Cinco días después del confinamiento en España, por cierto, declarado después inconstitucional, moría una enfermera de 57 años que trabajaba en Galdácano; primer fallecimiento en los sanitarios, mientras se contabilizaban numerosísimos enfermos del gremio, sorprendidos por la deficiente previsión, ya que, meses antes, se tenía información al respecto, lo que se calificó como una gravísima irresponsabilidad. Ese día 19, el vicepresidente del gobierno quedaba al frente de la coordinación de los Servicios Sociales. Entre otras funciones, se debía encargar de dirigir el reparto de 600 millones de euros para cubrir las necesidades de los colectivos más vulnerables.
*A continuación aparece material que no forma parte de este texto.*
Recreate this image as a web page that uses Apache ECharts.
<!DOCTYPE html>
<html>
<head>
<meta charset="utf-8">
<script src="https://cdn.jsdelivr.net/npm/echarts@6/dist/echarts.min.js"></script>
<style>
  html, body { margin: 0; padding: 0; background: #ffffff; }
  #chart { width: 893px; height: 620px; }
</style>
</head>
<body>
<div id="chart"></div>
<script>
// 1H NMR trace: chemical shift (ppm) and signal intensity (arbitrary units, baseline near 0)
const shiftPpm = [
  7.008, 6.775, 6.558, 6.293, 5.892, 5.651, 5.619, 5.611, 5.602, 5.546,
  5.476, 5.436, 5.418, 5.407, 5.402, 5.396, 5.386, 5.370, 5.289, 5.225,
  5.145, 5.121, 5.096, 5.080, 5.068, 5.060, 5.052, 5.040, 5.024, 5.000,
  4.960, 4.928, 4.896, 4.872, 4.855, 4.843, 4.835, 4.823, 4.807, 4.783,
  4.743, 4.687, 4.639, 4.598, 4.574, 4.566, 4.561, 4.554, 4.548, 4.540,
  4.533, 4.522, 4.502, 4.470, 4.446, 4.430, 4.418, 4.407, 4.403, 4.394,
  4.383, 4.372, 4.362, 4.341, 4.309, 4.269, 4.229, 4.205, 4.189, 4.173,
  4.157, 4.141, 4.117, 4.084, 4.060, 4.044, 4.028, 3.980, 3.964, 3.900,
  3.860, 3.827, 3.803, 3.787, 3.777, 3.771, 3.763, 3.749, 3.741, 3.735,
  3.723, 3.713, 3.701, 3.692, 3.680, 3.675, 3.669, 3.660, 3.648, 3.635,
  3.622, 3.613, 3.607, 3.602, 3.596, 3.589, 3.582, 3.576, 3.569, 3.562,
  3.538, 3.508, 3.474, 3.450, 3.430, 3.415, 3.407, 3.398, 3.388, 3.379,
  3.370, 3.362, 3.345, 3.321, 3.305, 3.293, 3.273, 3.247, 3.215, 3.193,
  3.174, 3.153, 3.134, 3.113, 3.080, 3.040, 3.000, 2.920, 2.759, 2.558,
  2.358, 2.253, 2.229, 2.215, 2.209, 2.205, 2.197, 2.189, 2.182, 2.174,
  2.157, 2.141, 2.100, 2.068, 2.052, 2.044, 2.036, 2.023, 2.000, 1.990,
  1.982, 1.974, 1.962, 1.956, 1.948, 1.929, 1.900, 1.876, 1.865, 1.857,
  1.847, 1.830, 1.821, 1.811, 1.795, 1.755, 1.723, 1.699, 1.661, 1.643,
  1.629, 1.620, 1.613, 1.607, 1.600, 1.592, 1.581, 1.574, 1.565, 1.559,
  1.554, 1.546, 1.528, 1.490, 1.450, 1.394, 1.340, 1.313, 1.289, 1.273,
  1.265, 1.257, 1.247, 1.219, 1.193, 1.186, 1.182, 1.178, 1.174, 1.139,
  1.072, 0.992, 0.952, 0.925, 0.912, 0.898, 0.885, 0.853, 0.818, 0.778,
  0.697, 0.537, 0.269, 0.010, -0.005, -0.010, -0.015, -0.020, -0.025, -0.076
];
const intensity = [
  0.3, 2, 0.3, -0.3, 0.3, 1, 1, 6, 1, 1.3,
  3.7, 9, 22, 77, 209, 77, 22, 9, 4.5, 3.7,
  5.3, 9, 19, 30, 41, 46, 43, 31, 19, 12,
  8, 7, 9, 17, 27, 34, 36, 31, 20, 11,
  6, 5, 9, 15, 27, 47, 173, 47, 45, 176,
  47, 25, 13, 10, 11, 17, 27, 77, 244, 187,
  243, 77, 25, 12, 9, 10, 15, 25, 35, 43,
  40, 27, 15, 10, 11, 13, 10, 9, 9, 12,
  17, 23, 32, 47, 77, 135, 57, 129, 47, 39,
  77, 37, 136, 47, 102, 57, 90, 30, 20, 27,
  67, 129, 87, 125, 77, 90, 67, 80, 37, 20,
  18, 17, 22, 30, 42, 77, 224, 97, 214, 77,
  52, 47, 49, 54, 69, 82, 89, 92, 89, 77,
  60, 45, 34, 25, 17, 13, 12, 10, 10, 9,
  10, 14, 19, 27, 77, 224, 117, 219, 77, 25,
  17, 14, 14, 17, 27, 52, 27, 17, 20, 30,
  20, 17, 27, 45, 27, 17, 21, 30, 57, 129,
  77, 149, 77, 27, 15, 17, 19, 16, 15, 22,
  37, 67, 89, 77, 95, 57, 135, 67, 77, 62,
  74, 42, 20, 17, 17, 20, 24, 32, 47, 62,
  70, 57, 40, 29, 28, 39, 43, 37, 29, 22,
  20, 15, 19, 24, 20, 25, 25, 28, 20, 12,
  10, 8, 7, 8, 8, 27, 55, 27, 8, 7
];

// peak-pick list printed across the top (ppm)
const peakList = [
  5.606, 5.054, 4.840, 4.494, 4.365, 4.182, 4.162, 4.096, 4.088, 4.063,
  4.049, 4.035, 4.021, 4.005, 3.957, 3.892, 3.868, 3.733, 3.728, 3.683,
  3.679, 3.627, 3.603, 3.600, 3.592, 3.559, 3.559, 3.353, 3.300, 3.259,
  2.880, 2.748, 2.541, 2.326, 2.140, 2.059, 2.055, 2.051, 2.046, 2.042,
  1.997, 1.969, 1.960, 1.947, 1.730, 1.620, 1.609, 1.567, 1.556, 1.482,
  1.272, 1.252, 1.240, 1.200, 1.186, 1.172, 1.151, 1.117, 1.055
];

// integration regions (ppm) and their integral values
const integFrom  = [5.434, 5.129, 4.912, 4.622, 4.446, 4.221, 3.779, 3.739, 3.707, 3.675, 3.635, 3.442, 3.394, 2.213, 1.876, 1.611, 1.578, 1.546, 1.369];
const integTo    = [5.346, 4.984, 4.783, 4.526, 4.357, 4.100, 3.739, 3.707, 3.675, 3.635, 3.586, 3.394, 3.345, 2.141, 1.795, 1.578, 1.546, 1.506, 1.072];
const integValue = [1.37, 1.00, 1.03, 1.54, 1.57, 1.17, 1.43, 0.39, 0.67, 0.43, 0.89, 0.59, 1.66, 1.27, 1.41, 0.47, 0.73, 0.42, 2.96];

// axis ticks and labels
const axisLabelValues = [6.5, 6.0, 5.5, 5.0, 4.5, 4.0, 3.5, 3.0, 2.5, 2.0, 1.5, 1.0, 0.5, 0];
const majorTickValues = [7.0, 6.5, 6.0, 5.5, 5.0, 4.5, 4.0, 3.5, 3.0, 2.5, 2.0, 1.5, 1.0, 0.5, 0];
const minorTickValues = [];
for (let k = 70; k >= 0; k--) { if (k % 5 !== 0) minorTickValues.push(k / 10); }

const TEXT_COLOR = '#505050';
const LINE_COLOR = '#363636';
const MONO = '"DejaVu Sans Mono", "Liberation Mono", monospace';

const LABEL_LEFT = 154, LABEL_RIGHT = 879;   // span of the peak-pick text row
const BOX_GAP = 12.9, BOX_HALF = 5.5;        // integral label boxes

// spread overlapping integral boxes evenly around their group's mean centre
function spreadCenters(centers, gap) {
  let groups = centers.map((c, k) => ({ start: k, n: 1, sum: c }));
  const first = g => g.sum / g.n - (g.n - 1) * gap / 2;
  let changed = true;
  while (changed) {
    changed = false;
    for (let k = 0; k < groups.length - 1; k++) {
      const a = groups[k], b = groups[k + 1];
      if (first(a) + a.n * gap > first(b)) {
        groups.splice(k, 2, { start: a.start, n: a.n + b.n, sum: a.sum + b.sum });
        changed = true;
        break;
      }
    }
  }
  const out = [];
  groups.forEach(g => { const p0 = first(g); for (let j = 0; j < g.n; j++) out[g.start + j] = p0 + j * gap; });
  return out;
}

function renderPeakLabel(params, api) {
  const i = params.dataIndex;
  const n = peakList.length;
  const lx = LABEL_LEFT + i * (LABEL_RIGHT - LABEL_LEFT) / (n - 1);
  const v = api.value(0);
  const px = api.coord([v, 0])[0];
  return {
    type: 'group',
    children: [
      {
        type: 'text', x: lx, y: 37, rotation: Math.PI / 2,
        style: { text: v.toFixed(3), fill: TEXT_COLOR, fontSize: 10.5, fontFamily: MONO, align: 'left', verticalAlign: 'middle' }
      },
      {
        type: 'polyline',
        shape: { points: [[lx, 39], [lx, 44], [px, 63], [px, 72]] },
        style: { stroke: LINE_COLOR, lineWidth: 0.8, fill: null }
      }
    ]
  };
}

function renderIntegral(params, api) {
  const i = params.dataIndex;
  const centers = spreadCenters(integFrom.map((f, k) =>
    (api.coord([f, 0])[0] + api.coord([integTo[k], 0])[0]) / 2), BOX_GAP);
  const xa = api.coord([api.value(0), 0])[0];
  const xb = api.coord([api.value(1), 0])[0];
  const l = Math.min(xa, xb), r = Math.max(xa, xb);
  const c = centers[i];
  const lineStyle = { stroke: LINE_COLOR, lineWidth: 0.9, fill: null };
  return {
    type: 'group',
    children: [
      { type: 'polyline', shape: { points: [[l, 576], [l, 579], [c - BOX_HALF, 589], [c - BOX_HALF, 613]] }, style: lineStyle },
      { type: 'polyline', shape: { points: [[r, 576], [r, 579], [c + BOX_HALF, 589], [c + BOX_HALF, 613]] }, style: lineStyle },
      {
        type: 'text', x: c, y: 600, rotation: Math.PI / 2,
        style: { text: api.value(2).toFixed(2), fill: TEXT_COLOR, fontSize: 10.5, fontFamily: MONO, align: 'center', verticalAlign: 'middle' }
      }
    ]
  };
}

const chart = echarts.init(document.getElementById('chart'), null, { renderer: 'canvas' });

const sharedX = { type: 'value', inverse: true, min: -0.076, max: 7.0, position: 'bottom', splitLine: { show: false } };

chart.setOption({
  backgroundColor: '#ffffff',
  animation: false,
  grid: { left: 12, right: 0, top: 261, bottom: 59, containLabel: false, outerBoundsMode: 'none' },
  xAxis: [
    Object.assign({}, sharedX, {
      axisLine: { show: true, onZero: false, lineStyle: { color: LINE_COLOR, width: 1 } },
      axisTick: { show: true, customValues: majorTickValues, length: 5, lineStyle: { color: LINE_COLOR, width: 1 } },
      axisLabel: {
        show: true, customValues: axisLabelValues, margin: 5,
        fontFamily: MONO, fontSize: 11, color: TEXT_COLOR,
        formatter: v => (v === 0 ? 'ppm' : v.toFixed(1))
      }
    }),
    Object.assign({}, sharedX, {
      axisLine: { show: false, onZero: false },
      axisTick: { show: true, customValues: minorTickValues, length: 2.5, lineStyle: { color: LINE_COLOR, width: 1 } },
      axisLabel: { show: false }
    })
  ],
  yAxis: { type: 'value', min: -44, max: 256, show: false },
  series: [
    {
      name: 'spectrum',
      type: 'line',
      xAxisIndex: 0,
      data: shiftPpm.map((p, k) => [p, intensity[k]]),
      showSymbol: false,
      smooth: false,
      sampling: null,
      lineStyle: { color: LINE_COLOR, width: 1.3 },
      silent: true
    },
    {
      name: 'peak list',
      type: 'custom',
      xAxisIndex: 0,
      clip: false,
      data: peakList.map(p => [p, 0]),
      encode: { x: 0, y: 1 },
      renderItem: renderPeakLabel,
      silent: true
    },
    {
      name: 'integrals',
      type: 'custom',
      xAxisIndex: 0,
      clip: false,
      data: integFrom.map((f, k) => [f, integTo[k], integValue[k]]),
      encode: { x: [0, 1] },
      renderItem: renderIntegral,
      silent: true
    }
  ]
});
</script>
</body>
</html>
El día 21, se publicaba una orden del Ministerio de Sanidad estableciendo cómo debían organizarse las residencias, usuarios, trabajadores, medidas de limpieza y vigilancia y seguimiento de los casos. Ordenaba dividir a los residentes en grupos en función de su estado asignándoles empleados para prevenir contactos y contagios, pero las autoridades sanitarias competentes de cada comunidad autónoma eran las encargadas de dictar normas para garantizar la ejecución de esas disposiciones del ministerio; y si no era posible mantenerlas en condiciones seguras, con la colaboración de la Delegación del Gobierno, activarían los medios disponibles en su territorio para atajar la situación y, después, notificar todo el proceso a los ministerios de Sanidad y de Derechos Sociales y Agenda 2030.
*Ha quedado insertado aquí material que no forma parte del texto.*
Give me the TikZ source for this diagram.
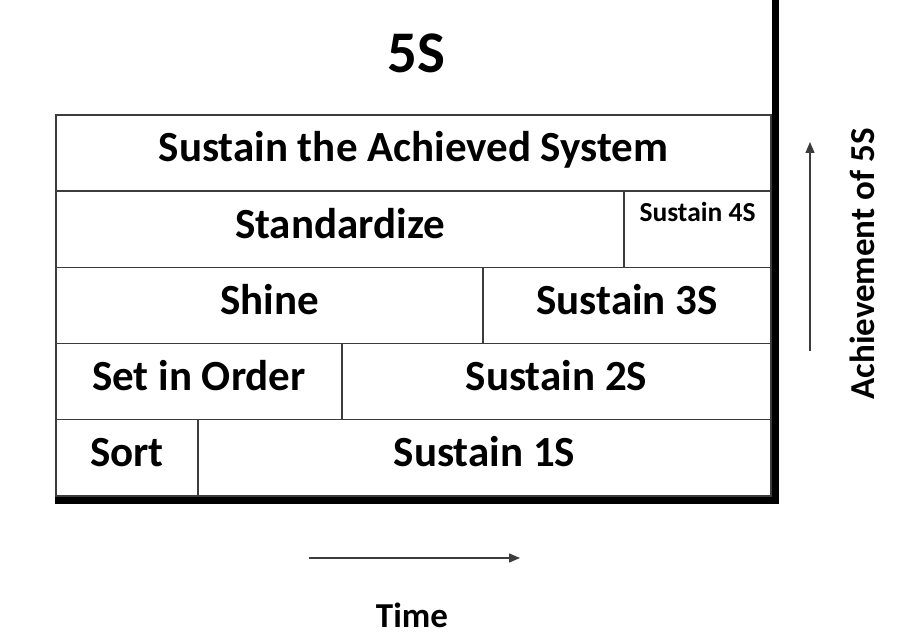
\documentclass[tikz,border=0pt]{standalone}
\usepackage{fontspec}
\newfontfamily\calib{Carlito}
\usetikzlibrary{arrows.meta}
\definecolor{linegray}{HTML}{3C3C3C}
\tikzset{
  cell/.style={draw=linegray, line width=1.4pt, inner sep=0pt, minimum height=76.2pt,
    text height=27pt, text depth=9.2pt, font=\calib\bfseries\fontsize{43}{50}\selectfont},
  arr/.style={draw=linegray, line width=1.3pt, -{Triangle[length=11pt,width=9pt]}}
}
\begin{document}
\begin{tikzpicture}[x=1pt,y=-1pt]
  \useasboundingbox (0,0) rectangle (906,636);

  % Title
  \node[anchor=base, font=\calib\bfseries\fontsize{59}{64}\selectfont] (title) at (416,73) {5S};

  % The five rows
  \node[cell, minimum width=715pt] (sys) at (413.5,153.1) {Sustain the Achieved System};
  \node[cell, minimum width=568pt] (std) at (340,229.3) {Standardize};
  \node[cell, minimum width=147pt, text height=18pt, text depth=33.6pt,
        font=\calib\bfseries\fontsize{27.5}{31}\selectfont] (sus4) at (697.5,229.3) {Sustain 4S};
  \node[cell, minimum width=427pt] (shine) at (269.5,305.5) {Shine};
  \node[cell, minimum width=288pt] (sus3) at (627,305.5) {Sustain 3S};
  \node[cell, minimum width=286pt] (order) at (199,381.7) {Set in Order};
  \node[cell, minimum width=429pt] (sus2) at (556.5,381.7) {Sustain 2S};
  \node[cell, minimum width=142pt] (sort) at (127,457.9) {Sort};
  \node[cell, minimum width=573pt] (sus1) at (484.5,457.9) {Sustain 1S};

  % Thick frame on bottom and right
  \draw[line width=7.5pt, line join=miter] (55,500.5) -- (775.5,500.5) -- (775.5,0);

  % Axes
  \coordinate (up0) at (810,351);
  \coordinate (up1) at (810,142);
  \draw[arr] (up0) -- (up1);
  \node[anchor=base, rotate=90, font=\calib\bfseries\fontsize{35}{40}\selectfont] (ach) at (874,264) {Achievement of 5S};

  \coordinate (t0) at (309,558);
  \coordinate (t1) at (520,558);
  \draw[arr] (t0) -- (t1);
  \node[anchor=base, font=\calib\bfseries\fontsize{35}{40}\selectfont] (time) at (412,627) {Time};
\end{tikzpicture}
\end{document}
El 1 de abril fallecía el primer agente del Cuerpo Nacional de Policía. Y el 4 de abril llegaba el primer avión chino con material sanitario comprado en China por el gobierno de la Comunidad Autónoma de Madrid. Eran 1.430.000 mascarillas, 2.200.000 guantes y 72.000 trajes de protección, que se trasladaron al Hospital de IFEMA. Curiosamente, autoridades regionales tuvieron que ponerse en marcha ante la falta de respuesta por parte del gobierno central, que imponía su autoridad legal para monopolizar la adquisición y distribución de materiales con los que proteger a los ciudadanos.

La indolencia culpable, incompetencia e ineficacia del gobierno español, que exigía obediencia y exclusividad, determinó una desesperada carrera de las autoridades regionales para conseguir lo que bien se pudiera con el fin de reducir la terrible deriva de una tragedia que se apoderó de nuestra tierra. Y fue el 8 de abril cuando la comunidad madrileña, que tenía las más altas tasas de mortandad, comenzó a realizar tests rápidos en residencias de mayores. Por su parte, la Fiscalía abría una investigación por las muertes en residencias de Sevilla.

El 14 de abril, el vicepresidente pedía públicas disculpas por haber cometido errores en la crisis del coronavirus. En buena parte de las residencias de mayores españolas fallecieron miles de acogidos. Pocas se libraron, aunque las hubo, pero no es justo concentrar el repudio por estrategia política, porque el desastre estuvo muy repartido. Ninguna autoridad competente, entones rezumando petulancia, ha recibido lo que podría considerarse retribución penal a tantas conductas despreciables. Por eso lanzamos estos reproches en diferido.